When a benchmark is given it is usually ResNet-50, and often without stating batch size (batch size is critical: most architectures do well with large batch sizes, but few have high throughput at low batch sizes – if a batch size is not given you can assume it’s large). It’s important to note that ResNet-50 is a neural network that nobody actually plans to use in their products; instead, it’s used to compare different architectures. Be careful because performance on ResNet-50 may not correlate with performance using the much more challenging models needed to do, for example, real time object detection and recognition.

The biggest difference between ResNet-50 and YOLOv3 is the choice of image size. Look at what happens if ResNet-50 is run using 2 Megapixel images like YOLOv3: MACs/image increase to 103 Million and the largest activation to 33.6 MB. On large images ResNet-50’s characteristics looks close to YOLOv3.

Let’s follow the memory in ResNet-50 using the traditional 224×224 images.

Note that caching has little benefit for neural models, which is very different than traditional processor workloads where processing is huge: the 22.7 Million weights are cycled through not being re-used until the next image. A weights cache needs to hold all the weights: a smaller weights cache just flushes continuously. Similarly with activations: in some models, some activations are used again in later stages, but for the most part activations are generated and used immediately only to feed the next stage.

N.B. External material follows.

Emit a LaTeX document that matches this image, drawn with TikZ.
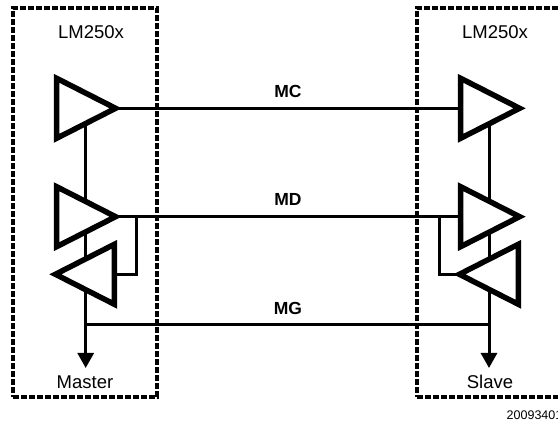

So for each image processed by ResNet-50 the memory transactions required are, assuming for now that all memory references are to/from DRAM:

  • 15 MB input image size read in
  • 7 MB weights read in (assuming 8-bit integers which is the norm)
  • 3 MB of activations are written cumulatively at the end of all of the stages
  • All but the last activation is read back in for the next stage for another almost 9.3 MB
  • This gives a total of 41.4 MB of memory read/writes per image
  • We are ignoring here the memory traffic for the code for the accelerator since there is no data available for any architecture. Code may benefit from caching.

Memory references to DRAM use about 10-100x the power of memory references to an SRAM on-chip.

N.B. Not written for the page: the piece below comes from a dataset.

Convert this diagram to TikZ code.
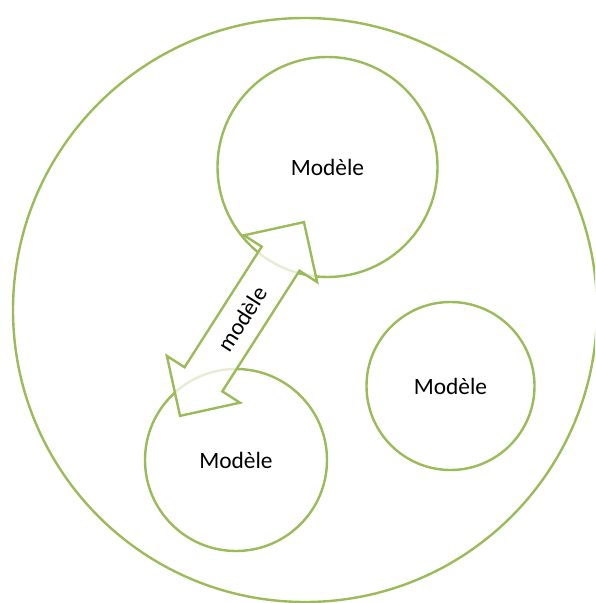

To reduce DRAM bandwidth there are two options for ResNet-50:

  1. Add enough SRAM to store all 22.7MB of weights on chip
  2. Add SRAM on chip to store intermediate activations so stage X writes to the activation cache and stage X+1 reads from it. For ResNet-50 the largest intermediate activation is 0.8 MB so 1MB of SRAM eliminates about half of the DRAM traffic.

Let’s look at YOLOv3 to see the DRAM traffic needed without on-chip SRAM:

  • 6MB input image size (remember each pixel has 3 Bytes for RGB)
  • 9 MB weights read in
  • 475 MB activations generated cumulatively as output of all of the stages written to DRAM
  • 475 MB activations read back in for the next layer
  • This gives a total of 1,108 MB = 1.1 GB of DRAM traffic to process just one image!
  • Much more SRAM is required to reduce DRAM bandwidth: 62MB for weights caching and, since the largest intermediate activation is 64MB, another 64MB for activation caching: this would eliminate DRAM bandwidth but 128MB in 16nm is about 140 square millimeters which is very expensive.
  • The practical options for cost effective designs are an activation cache big enough for most layers but all: only 1 layer has a 64MB activation output, 2 layers have 32MB activation outputs, and 4 layers have 16MB activation outputs – all the rest are 8MB or less. So there is a tradeoff here between activation cache size and DRAM bandwidth.
  • For weights there is no tradeoff: either storage all 61.9MB on chip or have them all on DRAM.
  • You can see why YOLOv3 doesn’t run faster with batches>1: multiple batches requires saving multiple activations and the activations are too big.

The trend is to larger models and larger images so YOLOv3 is more representative of the future of inference acceleration – using on-chip memory effectively will be critical for low cost/low power inference.